Ronald Ferguson Photo

Ronald Ferguson

Appointment
Adjunct Lecturer in Public Policy

SUP-470

This course develops a "big picture" understanding of how policymakers, philanthropists, and civic entities can work in concert with schools, families, and out-of-school-time organizations in pursuit of excellence with equity for children and youth. As the title suggests, the course is concerned with strategies and policies for narrowing racial achievement gaps. But narrowing gaps is not enough. Excellence matters too. Therefore, the focus of the course is academic excellence with equity. The value orientation of the course is toward high-quality developmental outcomes for youth of all racial, ethnic, and social class backgrounds, with "group-proportional equality" (race fades as a predictor) and widespread excellence.
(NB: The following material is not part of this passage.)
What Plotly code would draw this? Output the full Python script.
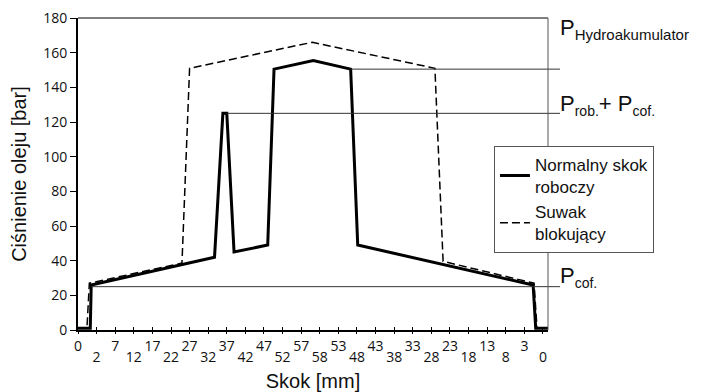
import plotly.graph_objects as go

# ---- data ----
tick_labels = ["0", "2", "7", "12", "17", "22", "27", "32", "37", "42", "47", "52", "57",
               "58", "53", "48", "43", "38", "33", "28", "23", "18", "13", "8", "3", "0"]
tick_pos = list(range(len(tick_labels)))

normal_x = [0, 0.66, 0.71, 7.34, 7.79, 8.0, 8.39, 10.2, 10.54, 12.65, 14.66, 15.04, 24.47, 24.61, 25.27]
normal_y = [1, 1, 26, 42, 125, 125, 45, 49, 150.5, 155.5, 150.5, 49, 26, 1, 1]

block_x = [0, 0.48, 0.61, 5.59, 6.0, 12.6, 19.19, 19.63, 24.52, 24.68, 25.27]
block_y = [1, 1, 27, 38.6, 151, 166, 151, 39.6, 27, 1, 1]

ref_levels = [150.5, 125, 25]
ref_start_x = [normal_x[10], normal_x[5], normal_x[2]]
ref_labels = ["P<sub><span style='font-size:15px'>Hydroakumulator</span></sub>",
              "P<sub><span style='font-size:14px'>rob.</span></sub>+ P<sub><span style='font-size:14px'>cof.</span></sub>",
              "P<sub><span style='font-size:14px'>cof.</span></sub>"]

XMAX = 25.27
YMAX = 180

TICKFONT = dict(family="Open Sans", size=14, color="#111")
TXTFONT = "Liberation Sans"

even_pos = [p for p in tick_pos if p % 2 == 0]
even_text = [tick_labels[p] for p in even_pos]
odd_pos = [p for p in tick_pos if p % 2 == 1]
odd_text = [tick_labels[p] for p in odd_pos]

fig = go.Figure()
fig.add_trace(go.Scatter(x=normal_x, y=normal_y, mode="lines",
                         name="Normalny skok<br>roboczy",
                         line=dict(color="black", width=3)))
fig.add_trace(go.Scatter(x=block_x, y=block_y, mode="lines",
                         name="Suwak<br>blokujący",
                         line=dict(color="black", width=1.5, dash="8px,4px")))
# invisible helper traces so the extra tick axes get drawn
for ax in ["x2", "x3", "x4"]:
    fig.add_trace(go.Scatter(x=[None], y=[None], xaxis=ax, showlegend=False, hoverinfo="skip"))

shapes = []
for lvl, xs in zip(ref_levels, ref_start_x):
    shapes.append(dict(type="line", xref="paper", yref="y", x0=xs / XMAX, x1=1.0255,
                       y0=lvl, y1=lvl, line=dict(color="#333", width=1)))
# frame: top and right
shapes.append(dict(type="line", xref="paper", yref="paper", x0=0, x1=1, y0=1, y1=1,
                   line=dict(color="black", width=1)))
shapes.append(dict(type="line", xref="paper", yref="paper", x0=1, x1=1, y0=0, y1=1,
                   line=dict(color="#555", width=1)))

ann_y = [0.965, 0.72, 0.17]
annotations = []
for lab, yy in zip(ref_labels, ann_y):
    annotations.append(dict(text=lab, xref="paper", yref="paper", x=1.021, y=yy,
                            xanchor="left", yanchor="middle", showarrow=False,
                            font=dict(family=TXTFONT, size=22, color="#111")))

common_x = dict(range=[0, XMAX], tickmode="array", showgrid=False, zeroline=False,
                automargin=False, tickwidth=1, tickcolor="black")

fig.update_layout(
    width=704, height=392,
    margin=dict(l=78, r=156, t=18, b=62),
    paper_bgcolor="white", plot_bgcolor="white",
    showlegend=True,
    legend=dict(x=0.885, y=0.59, xanchor="left", yanchor="top",
                bgcolor="white", bordercolor="#555", borderwidth=1,
                font=dict(family=TXTFONT, size=17, color="#111"),
                itemwidth=30, tracegroupgap=0),
    xaxis=dict(**common_x, tickvals=even_pos, ticktext=even_text,
               ticks="outside", ticklen=2,
               showline=True, linecolor="black", linewidth=2,
               tickfont=TICKFONT, ticklabeloverflow="allow",
               title=dict(text="Skok [mm]", font=dict(family=TXTFONT, size=20, color="#111"),
                          standoff=27)),
    xaxis2=dict(**{k: v for k, v in common_x.items() if k != "tickcolor"},
                overlaying="x", anchor="y", side="bottom",
                tickvals=odd_pos, ticktext=odd_text, ticklabeloverflow="allow",
                ticks="outside", ticklen=14, tickcolor="rgba(0,0,0,0)",
                showline=False, tickfont=TICKFONT),
    xaxis3=dict(**common_x, overlaying="x", anchor="y", side="bottom",
                tickvals=tick_pos, ticks="inside", ticklen=3,
                showline=False, showticklabels=False),
    xaxis4=dict(**common_x, overlaying="x", anchor="y", side="bottom",
                tickvals=tick_pos, ticks="outside", ticklen=3,
                showline=False, showticklabels=False),
    yaxis=dict(range=[0, YMAX], tickmode="array", tickvals=list(range(0, 181, 20)),
               ticks="outside", ticklen=6, tickwidth=1, tickcolor="black",
               showline=True, linecolor="black", linewidth=2, showgrid=False, zeroline=False,
               automargin=False, tickfont=TICKFONT, ticklabeloverflow="allow",
               title=dict(text="Ciśnienie oleju [bar]",
                          font=dict(family=TXTFONT, size=20, color="#111"), standoff=11)),
    shapes=shapes,
    annotations=annotations,
)

fig.write_html("out.html", post_script="document.body.style.margin='0';",
               config={"displayModeBar": False})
With an emphasis on students of color and youth from less advantaged families, the course explores several policy and strategic responses to achievement disparity: identify and work to remove key structural barriers to educational equity; promote a civic ethos of collective responsibility for excellence with equity goals; design more effective policies and practices to improve the quality of teaching; provide consistently high-quality out-of-school-time learning opportunities; support families with ideas and practices for parenting children more effectively; engage youth to reshape their culture of achievement to align with their most positive values; mobilize the business community to support youth, including integrated work and learning; and help build and promote a national social and political movement for excellence with equity. The course concerns theories, evidence, designs, methods, and mechanisms associated with these major prescriptions for raising achievement and closing gaps.

Also offered by the Graduate School of Education as A-108.